Of course, given the background in Perl, one must make sure the
(re)training is comprehensive. Using Python to write Perl code gets
you the worst of both worlds. This is why (re)training is so
expensive, and why many opt to use what they know best. It's a tough
decision to make, and requires more then a little prescience to make
A lot of the links I've read complain that Perl is
unreadable/unmaintainable/etc. I find these comments rather
subjective. Beauty and the eye of the beholder and all that.
Further, many of the "proofs" I see put fourth for this usually assume
either incompetence or deliberate intent. (Linking to the the
Obfuscated Perl Contest... gee, you'd think the name would give it
Perl is sometimes criticized for being "too concise". One could as
easily criticize Python for being "too wordy". Or maybe Python is
"too concise" when compared to COBOL. Again, these are subjective,
and rather arbitrary criticisms.
It doesn't reflect well that these are, for many, the primary
objections to Perl. It's akin to bitching about the use of whitespace
as syntax in Python.
Here are some *real* objections:
Perl sucks at complex data structures. If you need to parse a text
file, Perl is great. If you need to model a real-world system, ick.
Building structures with references is work one shouldn't have to do.

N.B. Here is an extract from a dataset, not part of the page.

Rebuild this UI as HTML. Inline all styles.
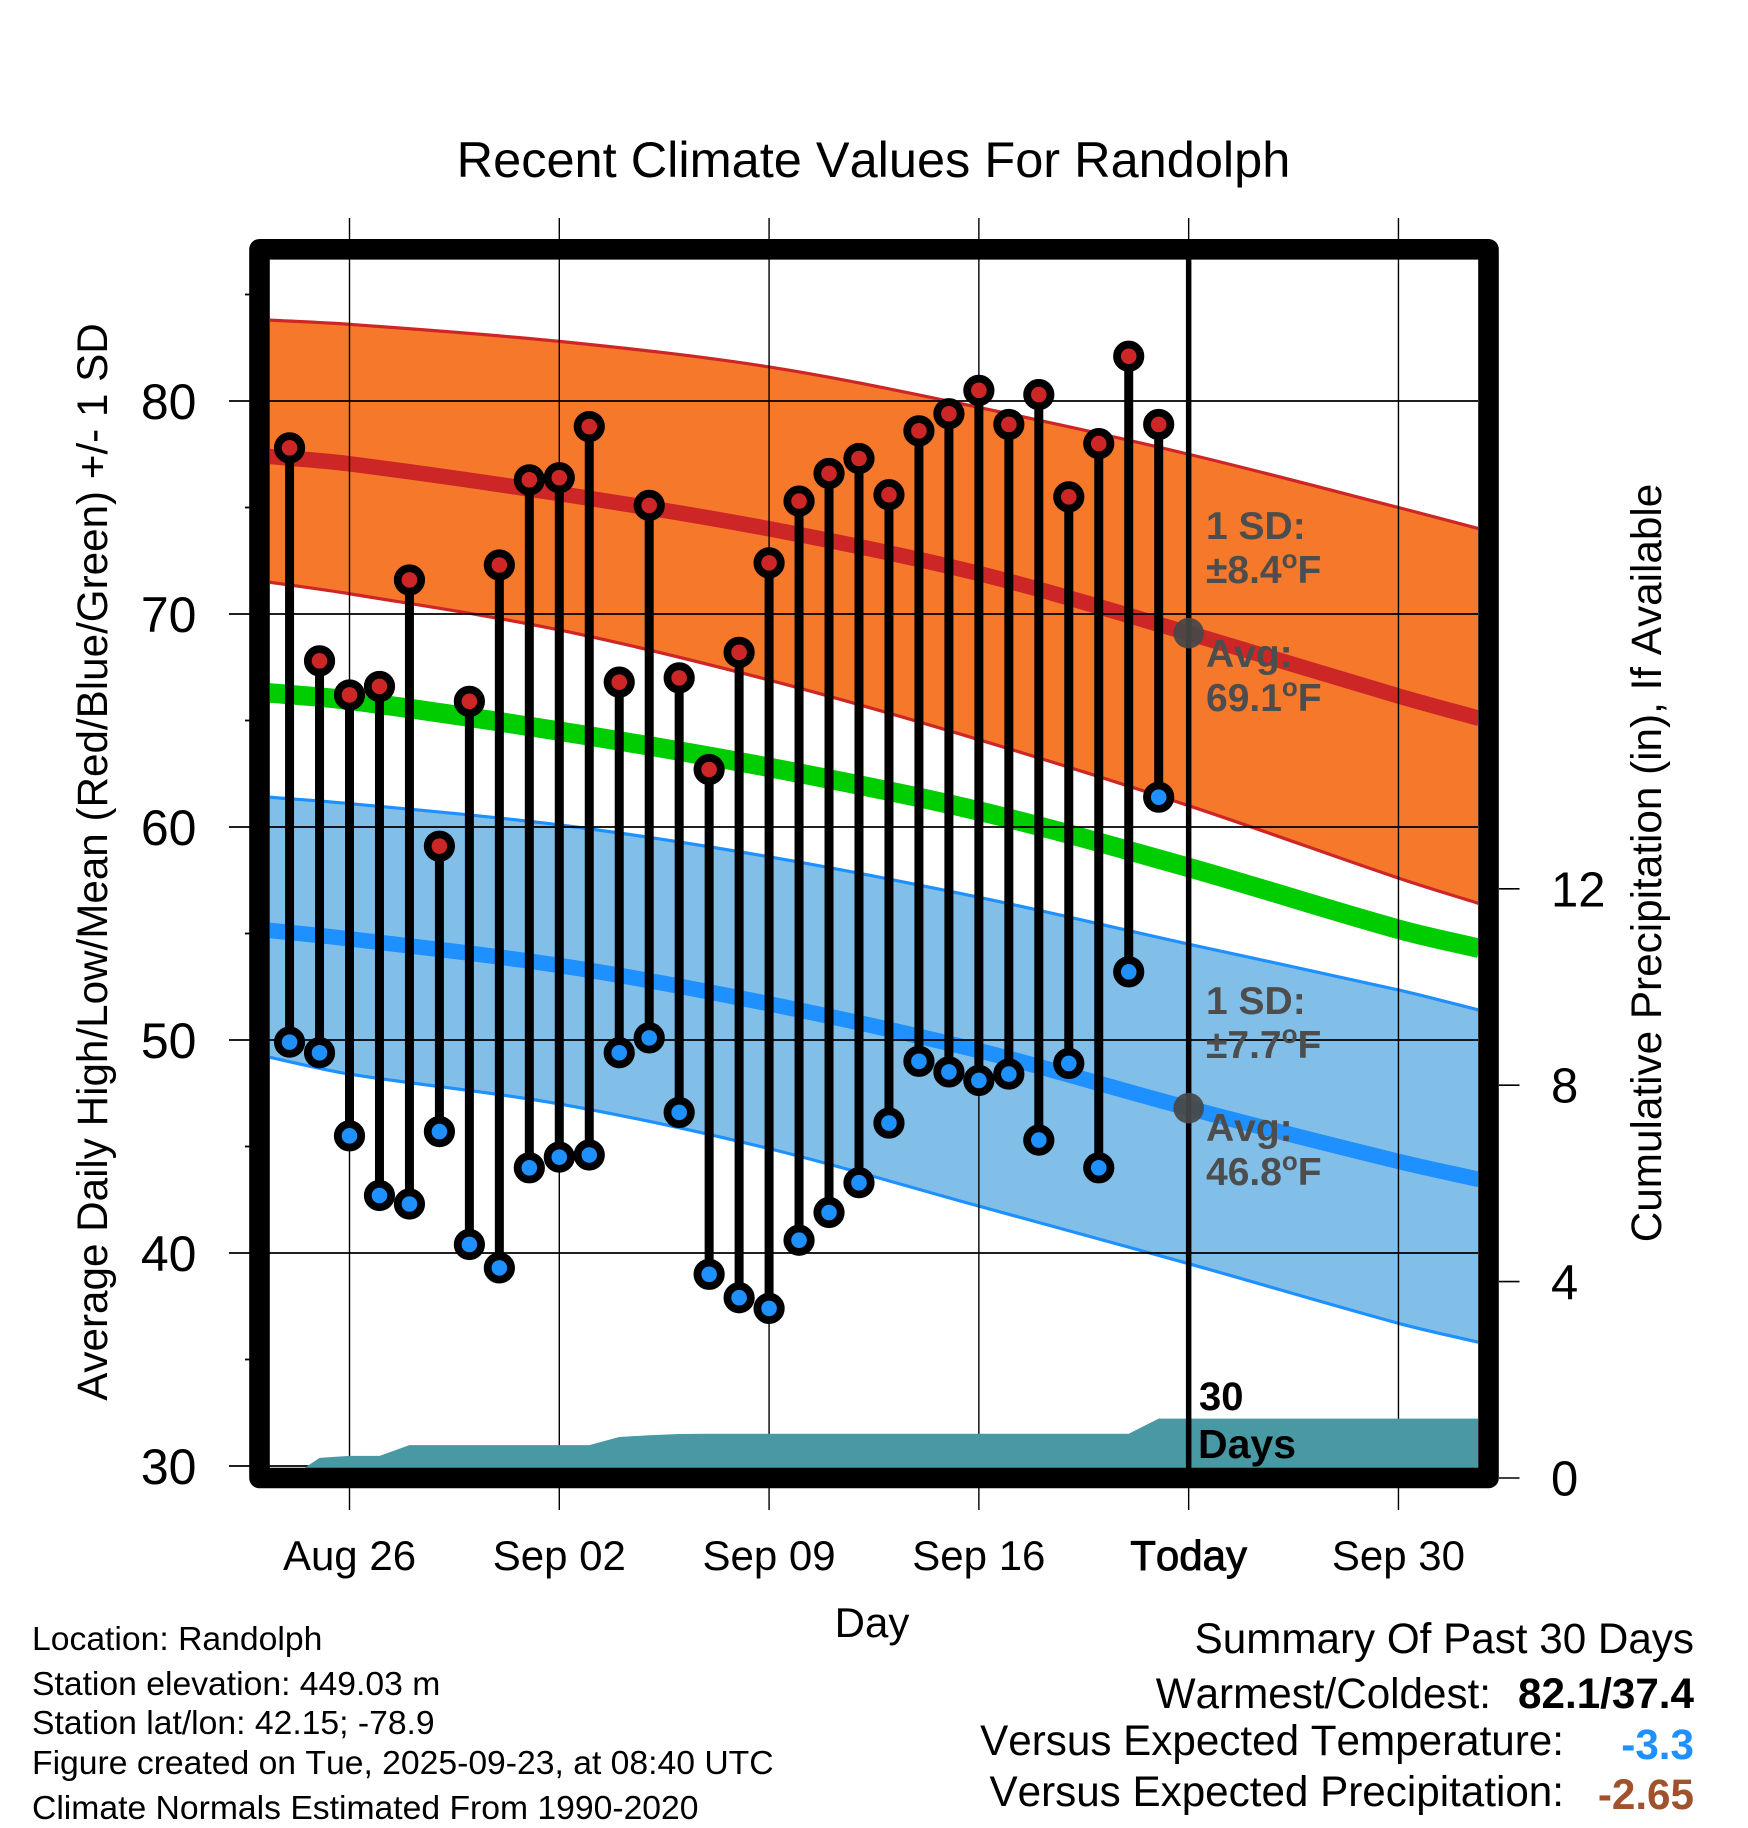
<!DOCTYPE html>
<html lang="en">
<head>
<meta charset="utf-8">
<title>Recent Climate Values For Randolph</title>
<style>
html,body{margin:0;padding:0;background:#fff;}
svg{display:block;font-family:"Liberation Sans",Arial,sans-serif;}
svg text{font-kerning:none;}
</style>
</head>
<body>
<svg id="chart" xmlns="http://www.w3.org/2000/svg" width="1748" height="1828" viewBox="0 0 1748 1828">
  <rect x="0" y="0" width="1748" height="1828" fill="#fff"/>
  <g id="plot"></g>
  <g id="axes" fill="#000"></g>

  <text x="873.5" y="177" font-size="50.5" text-anchor="middle">Recent Climate Values For Randolph</text>
  <text transform="translate(107,862) rotate(-90)" font-size="42.2" text-anchor="middle">Average Daily High/Low/Mean (Red/Blue/Green) +/- 1 SD</text>
  <text transform="translate(1661,863) rotate(-90)" font-size="42.25" text-anchor="middle">Cumulative Precipitation (in), If Available</text>
  <text x="872" y="1637" font-size="42" text-anchor="middle">Day</text>

  <g font-size="39" font-weight="bold" fill="#4d4d4d">
    <text x="1206" y="539">1 SD:</text>
    <text x="1206" y="583">±8.4<tspan dy="-15" font-size="26">o</tspan><tspan dy="15">F</tspan></text>
    <text x="1206" y="667">Avg:</text>
    <text x="1206" y="711">69.1<tspan dy="-15" font-size="26">o</tspan><tspan dy="15">F</tspan></text>
  </g>
  <g font-size="39" font-weight="bold" fill="#4d4d4d">
    <text x="1206" y="1014">1 SD:</text>
    <text x="1206" y="1058">±7.7<tspan dy="-15" font-size="26">o</tspan><tspan dy="15">F</tspan></text>
    <text x="1206" y="1141">Avg:</text>
    <text x="1206" y="1185">46.8<tspan dy="-15" font-size="26">o</tspan><tspan dy="15">F</tspan></text>
  </g>
  <text x="1199" y="1410" font-size="40" font-weight="bold">30</text>
  <text x="1198" y="1458" font-size="41" font-weight="bold">Days</text>

  <g font-size="33.7">
    <text x="32" y="1650">Location: Randolph</text>
    <text x="32" y="1695">Station elevation: 449.03 m</text>
    <text x="32" y="1734">Station lat/lon: 42.15; -78.9</text>
    <text x="32" y="1774">Figure created on Tue, 2025-09-23, at 08:40 UTC</text>
    <text x="32" y="1819">Climate Normals Estimated From 1990-2020</text>
  </g>

  <g font-size="42.2">
    <text x="1694" y="1653" text-anchor="end">Summary Of Past 30 Days</text>
    <text x="1491" y="1708" text-anchor="end">Warmest/Coldest:</text>
    <text x="1694" y="1708" text-anchor="end" font-weight="bold">82.1/37.4</text>
    <text x="1564" y="1755" text-anchor="end">Versus Expected Temperature:</text>
    <text x="1694" y="1759" text-anchor="end" font-weight="bold" fill="#1e90ff">-3.3</text>
    <text x="1564" y="1806" text-anchor="end">Versus Expected Precipitation:</text>
    <text x="1694" y="1809" text-anchor="end" font-weight="bold" fill="#a0522d">-2.65</text>
  </g>
</svg>
<script>
// Observed daily values: first entry is Aug 24, offsets are days from Aug 26
var obsStartDay = -2;
var obsHighs = [77.8,67.8,66.2,66.6,71.6,59.1,65.9,72.3,76.3,76.4,78.8,66.8,75.1,67.0,62.7,68.2,72.4,75.3,76.6,77.3,75.6,78.6,79.4,80.5,78.9,80.3,75.5,78.0,82.1,78.9];
var obsLows = [49.9,49.4,45.5,42.7,42.3,45.7,40.4,39.3,44.0,44.5,44.6,49.4,50.1,46.6,39.0,37.9,37.4,40.6,41.9,43.3,46.1,49.0,48.5,48.1,48.4,45.3,48.9,44.0,53.2,61.4];
var precipTotals = [0,0.41,0.45,0.45,0.67,0.67,0.67,0.67,0.67,0.67,0.67,0.835,0.87,0.895,0.90,0.90,0.90,0.90,0.90,0.90,0.90,0.90,0.90,0.90,0.90,0.90,0.90,0.90,0.90,1.21];

// Climate normals, sampled at these day offsets from Aug 26
var normalDays = [-2.7,0,7,14,21,28,35,37.7];
var highUpper = [83.8,83.6,82.8,81.6,79.7,77.5,75.0,74.0];
var highMean = [77.4,77.05,75.65,74.0,71.9,69.1,66.15,65.1];
var highLower = [71.5,70.95,69.25,66.9,64.1,61.0,57.6,56.4];
var meanMean = [66.3,65.95,64.5,62.8,60.75,58.1,55.2,54.3];
var lowUpper = [61.4,61.1,60.1,58.6,56.7,54.5,52.35,51.4];
var lowMean = [55.15,54.75,53.5,51.7,49.5,46.8,44.3,43.45];
var lowLower = [49.2,48.4,47.0,44.9,42.2,39.5,36.7,35.8];

// Axes
var xTickDays = [0,7,14,21,28,35];
var xTickLabels = ["Aug 26","Sep 02","Sep 09","Sep 16","Today","Sep 30"];
var yMajorTicks = [30,40,50,60,70,80];
var yMinorTicks = [35,45,55,65,75,85];
var precipTicks = [0,4,8,12];
var todayDay = 28;
var todayHighMean = 69.1;
var todayLowMean = 46.8;

var X0 = 349.5, XK = 29.97;
var Y80 = 401, YK = 21.3;
var P0 = 1478, PK = 49.1;
var LEFT = 270, RIGHT = 1478, TOP = 259.5, BOTTOM = 1468;

function xScale(d){ return X0 + XK * d; }
function yScale(t){ return Y80 + (80 - t) * YK; }
function pScale(p){ return P0 - PK * p; }

var NS = "http://www.w3.org/2000/svg";
var plot = document.getElementById("plot");
var axes = document.getElementById("axes");

function make(tag, parent, attrs){
  var el = document.createElementNS(NS, tag);
  for (var k in attrs) el.setAttribute(k, attrs[k]);
  parent.appendChild(el);
  return el;
}
function fmt(n){ return n.toFixed(2); }
// Smooth (Catmull-Rom) path through the sampled values, scaled for uneven spacing
function curveSegments(days, vals){
  var pts = days.map(function(d, i){ return [xScale(d), yScale(vals[i])]; });
  var s = "";
  function slope(a, b){ return (b[1] - a[1]) / (b[0] - a[0]); }
  for (var i = 0; i < pts.length - 1; i++){
    var p0 = pts[Math.max(i - 1, 0)], p1 = pts[i], p2 = pts[i + 1], p3 = pts[Math.min(i + 2, pts.length - 1)];
    var h = (p2[0] - p1[0]) / 3;
    var m1 = slope(p0, p2), m2 = slope(p1, p3);
    s += "C" + fmt(p1[0] + h) + " " + fmt(p1[1] + m1 * h) + " " + fmt(p2[0] - h) + " " + fmt(p2[1] - m2 * h) + " " + fmt(p2[0]) + " " + fmt(p2[1]);
  }
  return s;
}
function linePath(days, vals){
  return "M" + fmt(xScale(days[0])) + " " + fmt(yScale(vals[0])) + curveSegments(days, vals);
}
function bandPath(days, up, low){
  var rd = days.slice().reverse(), rl = low.slice().reverse();
  return linePath(days, up) + "L" + fmt(xScale(rd[0])) + " " + fmt(yScale(rl[0])) + curveSegments(rd, rl) + "Z";
}

var defs = make("defs", plot, {});
var clip = make("clipPath", defs, {id:"plot-clip"});
make("rect", clip, {x:LEFT, y:TOP, width:RIGHT-LEFT, height:BOTTOM-TOP});
var inner = make("g", plot, {"clip-path":"url(#plot-clip)"});



// Bands
var el;
el = make("path", inner, {d:bandPath(normalDays, highUpper, highLower), fill:"#f6782b"});


el = make("path", inner, {d:bandPath(normalDays, lowUpper, lowLower), fill:"#82bfe8"});



// Band edges
el = make("path", inner, {d:linePath(normalDays, highUpper), fill:"none", stroke:"#cd2626", "stroke-width":3.2});


el = make("path", inner, {d:linePath(normalDays, highLower), fill:"none", stroke:"#cd2626", "stroke-width":3.2});


el = make("path", inner, {d:linePath(normalDays, lowUpper), fill:"none", stroke:"#1e90ff", "stroke-width":3.2});


el = make("path", inner, {d:linePath(normalDays, lowLower), fill:"none", stroke:"#1e90ff", "stroke-width":3.2});



// Mean lines
el = make("path", inner, {d:linePath(normalDays, highMean), fill:"none", stroke:"#cd2626", "stroke-width":15.5});


el = make("path", inner, {d:linePath(normalDays, meanMean), fill:"none", stroke:"#00cd00", "stroke-width":19.5});


el = make("path", inner, {d:linePath(normalDays, lowMean), fill:"none", stroke:"#1e90ff", "stroke-width":15.5});



// Grid
xTickDays.forEach(function(d){
  var g = make("line", plot, {x1:xScale(d), x2:xScale(d), y1:218, y2:1510, stroke:"#000", "stroke-width":1.4});
  
  
});
yMajorTicks.forEach(function(t){
  var g = make("line", plot, {x1:229, x2:RIGHT, y1:yScale(t), y2:yScale(t), stroke:"#000", "stroke-width":1.8});
  
  
});

// Precipitation area
var pd = "M" + fmt(xScale(obsStartDay)) + " " + BOTTOM;
precipTotals.forEach(function(p, i){
  pd += "L" + fmt(xScale(obsStartDay + i)) + " " + fmt(pScale(p));
});
pd += "L" + RIGHT + " " + fmt(pScale(precipTotals[precipTotals.length - 1])) + "L" + RIGHT + " " + BOTTOM + "Z";
var plotInner2 = make("g", plot, {"clip-path":"url(#plot-clip)"});


el = make("path", plotInner2, {d:pd, fill:"#4899a3"});



// Daily stems and markers
obsHighs.forEach(function(h, i){
  var x = xScale(obsStartDay + i);
  var stem = make("line", plot, {x1:x, x2:x, y1:yScale(h), y2:yScale(obsLows[i]), stroke:"#000", "stroke-width":9});
  
  
});
obsHighs.forEach(function(h, i){
  var x = xScale(obsStartDay + i);
  var hi = make("circle", plot, {cx:x, cy:yScale(h), r:11.7, fill:"#cd2626", stroke:"#000", "stroke-width":7.8});
  
  
  var lo = make("circle", plot, {cx:x, cy:yScale(obsLows[i]), r:11.7, fill:"#1e90ff", stroke:"#000", "stroke-width":7.8});
  
  
});

// Today line and mean dots
el = make("line", plot, {x1:xScale(todayDay), x2:xScale(todayDay), y1:TOP, y2:BOTTOM, stroke:"#000", "stroke-width":5.5});


el = make("circle", plot, {cx:xScale(todayDay), cy:yScale(todayHighMean), r:15.3, fill:"#474747", "fill-opacity":0.93});


el = make("circle", plot, {cx:xScale(todayDay), cy:yScale(todayLowMean), r:15.3, fill:"#474747", "fill-opacity":0.93});



// Frame
el = make("rect", plot, {x:259.5, y:249.3, width:1229, height:1228.7, fill:"none", stroke:"#000", "stroke-width":20.6, "stroke-linejoin":"round"});



// Axis tick labels and ticks
xTickDays.forEach(function(d, i){
  var t = make("text", axes, {x:xScale(d), y:1570, "font-size":42, "text-anchor":"middle"});
  t.textContent = xTickLabels[i];
  if (xTickLabels[i] === "Today") { t.setAttribute("stroke", "#000"); t.setAttribute("stroke-width", "0.9"); }
  
  
});
yMajorTicks.forEach(function(v){
  var t = make("text", axes, {x:196.5, y:yScale(v) + 18, "font-size":50, "text-anchor":"end"});
  t.textContent = String(v);
  
  
});
yMinorTicks.forEach(function(v){
  var m = make("line", axes, {x1:245, x2:250, y1:yScale(v), y2:yScale(v), stroke:"#000", "stroke-width":1.8});
  
  
});
precipTicks.forEach(function(v){
  var m = make("line", axes, {x1:1499, x2:1519.5, y1:pScale(v), y2:pScale(v), stroke:"#000", "stroke-width":1.6});
  
  
  var t = make("text", axes, {x:1551, y:pScale(v) + 17.5, "font-size":49});
  t.textContent = String(v);
  
  
});
</script>
</body>
</html>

You have to take the time to build the reference structures, and the
time to decode them. Because Perl doesn't really "know" about your
data structures, it cannot do any error checking on them. It's akin
to working with pointers in C. It's easier to debug, since instead of
a segfaults, you see Perl reference fruitcake (instead of the data you
wanted), but you shouldn't have to do all this in the first place.
The OO system in Perl is bolted on at best. It's too heavyweight
for quick things. It's more worth it for complicated things, but
still requires a lot of extra work on the programmer's part (because
it was hacked in using Perl's existing features).
Structured exception handling, while sort-of possible in Perl,
doesn't seem to get used as such. You can make any built-in function
die ("throw an exception") easily enough (with "use Fatal"). You can
wrap code in eval blocks to trap errors. But I don't see that done
much. I generally see the more traditional in-line error checking.
This tends to clutter code, of course. I haven't worked with "big"
Perl programs, so maybe it gets used more there.